A federal district court in South Carolina ordered 340B Report late yesterday to destroy and not release information from more than 9,000 pages of documents that the federal government filed in a public database Thursday in a community health center’s lawsuit over the legality of the 340B program’s patient definition.
U.S. Chief Judge R. Bryan Harwell signed the order Jan. 9 and the deputy clerk of the court emailed it to 340B Report last night.
Harwell’s order said the federal defendants in the case “inadvertently filed” the documents in the federal judiciary’s online court records repository.
The documents are the certified administrative record in South Carolina community health center Genesis Health Care’s lawsuit against the U.S. Health Resources and Services (HRSA) over Genesis’ brief expulsion from the 340B program after auditors concluded that Genesis failed to maintain auditable records and dispensed 340B drugs to ineligible patients.
HRSA removed Genesis, its grantee sites, and contract pharmacies from 340B on June 26, 2018. It reinstated them on July 5, 2018, the day before a scheduled court hearing on Genesis’ emergency motion for a stay. The government voided the audit on June 6, 2019, after concluding it lacked the power to enforce its 1996 340B patient definition.
Despite its reinstatement to the 340B program, Genesis continues to challenge the 340B patient definition’s legality.

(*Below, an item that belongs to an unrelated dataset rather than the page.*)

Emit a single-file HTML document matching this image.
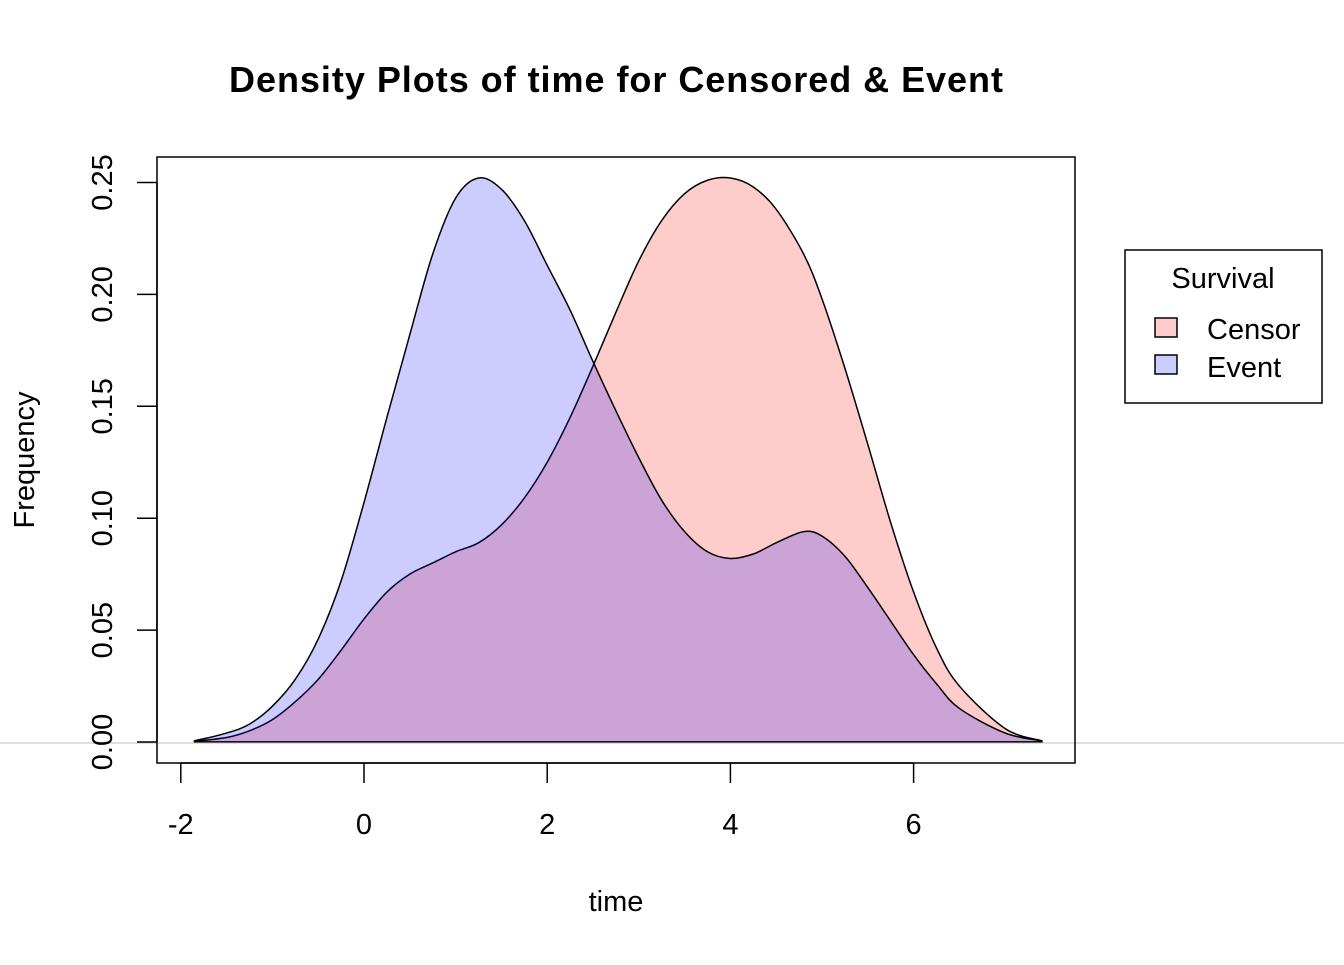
<!DOCTYPE html>
<html><head><meta charset="utf-8"><style>
body{margin:0;background:#fff}
svg text{font-family:"Liberation Sans",Arial,sans-serif}
</style></head><body>
<svg id="chart" width="1344" height="960" xmlns="http://www.w3.org/2000/svg">
<text x="616" y="92" text-anchor="middle" font-size="36" font-weight="bold" textLength="774">Density Plots of time for Censored &amp; Event</text>
<g id="marks"></g>
<line x1="0" y1="743" x2="1344" y2="743" stroke="#bebebe" stroke-width="1"/>
<rect x="157" y="157" width="918" height="606" fill="none" stroke="#000" stroke-width="1.5"/>
<g id="xaxis"></g>
<g id="yaxis"></g>
<text x="616" y="911" text-anchor="middle" font-size="29">time</text>
<text transform="translate(34,460) rotate(-90)" text-anchor="middle" font-size="29">Frequency</text>
<g>
<rect x="1125" y="250" width="197" height="153" fill="#fff" stroke="#000" stroke-width="1.5"/>
<text x="1223" y="288" text-anchor="middle" font-size="29">Survival</text>
<rect x="1155" y="318" width="22" height="19" fill="#ffcccc" stroke="#000" stroke-width="1.5"/>
<text x="1207" y="339" font-size="29">Censor</text>
<rect x="1155" y="355" width="22" height="19" fill="#ccccff" stroke="#000" stroke-width="1.5"/>
<text x="1207" y="377" font-size="29">Event</text>
</g>
</svg>
<script>
const xs = [-1.85,-1.5,-1.25,-1,-0.75,-0.5,-0.25,0,0.25,0.5,0.75,1,1.25,1.5,1.75,2,2.25,2.5,2.75,3,3.25,3.5,3.75,4,4.25,4.5,4.8,5,5.25,5.5,5.75,6,6.25,6.5,7,7.4];
const eventVals = [0.0005,0.004,0.008,0.016,0.028,0.046,0.072,0.107,0.145,0.182,0.218,0.243,0.252,0.247,0.233,0.213,0.193,0.17,0.148,0.127,0.108,0.094,0.085,0.082,0.084,0.089,0.094,0.092,0.083,0.069,0.054,0.039,0.026,0.015,0.004,0.0005];
const censorVals = [0.0003,0.002,0.005,0.01,0.018,0.028,0.041,0.055,0.067,0.075,0.08,0.085,0.089,0.097,0.109,0.125,0.145,0.168,0.192,0.215,0.233,0.245,0.251,0.252,0.248,0.238,0.218,0.198,0.167,0.133,0.098,0.067,0.042,0.025,0.006,0.0005];
const xTicks = [-2,0,2,4,6];
const yTicks = ["0.00","0.05","0.10","0.15","0.20","0.25"];
const X = v => 364 + (v)*91.6;
const Y = v => 742 - v*2238;
const NS="http://www.w3.org/2000/svg";
function path(vals){
  const p = xs.map((x,i)=>[X(x),Y(vals[i])]);
  let d = `M${p[0][0]},${Y(0)} L${p[0][0]},${p[0][1]}`;
  for(let i=0;i<p.length-1;i++){
    const p0=p[Math.max(i-1,0)],p1=p[i],p2=p[i+1],p3=p[Math.min(i+2,p.length-1)];
    const c1=[p1[0]+(p2[0]-p0[0])/6,p1[1]+(p2[1]-p0[1])/6];
    const c2=[p2[0]-(p3[0]-p1[0])/6,p2[1]-(p3[1]-p1[1])/6];
    d+=` C${c1[0]},${c1[1]} ${c2[0]},${c2[1]} ${p2[0]},${p2[1]}`;
  }
  d+=` L${p[p.length-1][0]},${Y(0)} Z`;
  return d;
}
const g=document.getElementById('marks');
const pc=document.createElementNS(NS,'path');
pc.setAttribute('d',path(censorVals));pc.setAttribute('fill','rgba(255,0,0,0.2)');pc.setAttribute('stroke','#000');pc.setAttribute('stroke-width','1.5');


g.appendChild(pc);
const pe=document.createElementNS(NS,'path');
pe.setAttribute('d',path(eventVals));pe.setAttribute('fill','rgba(0,0,255,0.2)');pe.setAttribute('stroke','#000');pe.setAttribute('stroke-width','1.5');


g.appendChild(pe);
const xa=document.getElementById('xaxis');
let l=document.createElementNS(NS,'line');
l.setAttribute('x1',X(xTicks[0]));l.setAttribute('x2',X(xTicks[xTicks.length-1]));l.setAttribute('y1',763);l.setAttribute('y2',763);l.setAttribute('stroke','#000');l.setAttribute('stroke-width','1.5');


xa.appendChild(l);
xTicks.forEach(t=>{
  const tk=document.createElementNS(NS,'line');
  tk.setAttribute('x1',X(t));tk.setAttribute('x2',X(t));tk.setAttribute('y1',763);tk.setAttribute('y2',783);tk.setAttribute('stroke','#000');tk.setAttribute('stroke-width','1.5');
  
  
  xa.appendChild(tk);
  const tx=document.createElementNS(NS,'text');
  tx.setAttribute('x',X(t));tx.setAttribute('y',834);tx.setAttribute('text-anchor','middle');tx.setAttribute('font-size','29');
  tx.textContent=t;
  
  
  xa.appendChild(tx);
});
const ya=document.getElementById('yaxis');
l=document.createElementNS(NS,'line');
l.setAttribute('x1',157);l.setAttribute('x2',157);l.setAttribute('y1',Y(0));l.setAttribute('y2',Y(parseFloat(yTicks[yTicks.length-1])));l.setAttribute('stroke','#000');l.setAttribute('stroke-width','1.5');


ya.appendChild(l);
yTicks.forEach(t=>{
  const v=parseFloat(t);
  const tk=document.createElementNS(NS,'line');
  tk.setAttribute('x1',137);tk.setAttribute('x2',157);tk.setAttribute('y1',Y(v));tk.setAttribute('y2',Y(v));tk.setAttribute('stroke','#000');tk.setAttribute('stroke-width','1.5');
  
  
  ya.appendChild(tk);
  const tx=document.createElementNS(NS,'text');
  tx.setAttribute('transform',`translate(112,${Y(v)}) rotate(-90)`);tx.setAttribute('text-anchor','middle');tx.setAttribute('font-size','29');
  tx.textContent=t;
  
  
  ya.appendChild(tx);
});
</script>
</body></html>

A federal appeals court ruled last year that Genesis’ case was not moot because HRSA’s patient definition remains in place and Genesis potentially could be expelled from 340B again.
HRSA’s patient definition is at 340B’s core. A court ruling invalidating it could change 340B profoundly.
The records that HRSA filed in the case late Thursday were available in the lawsuit’s publicly accessible online case docket until mid-morning Friday, when the court withdrew them. 340B Report accessed the documents early Friday, when they could have been read and saved by anyone with a Public Access to Court Electronic Records (PACER) account.
During a telephone call yesterday afternoon, the deputy court clerk said “a small number” of non-parties to the lawsuit accessed the documents while they were available to the public.
The documents included some patient protected health information. They also included correspondence between HRSA and its audit contractor Bizzell, between HRSA and Genesis, and between HRSA and the 340B prime vendor Apexus that does not contain confidential patient or commercial information. 340B Report was not going to publish patient protected health information.
340B Report has written extensively about the Genesis case including a two-part series in April 2022.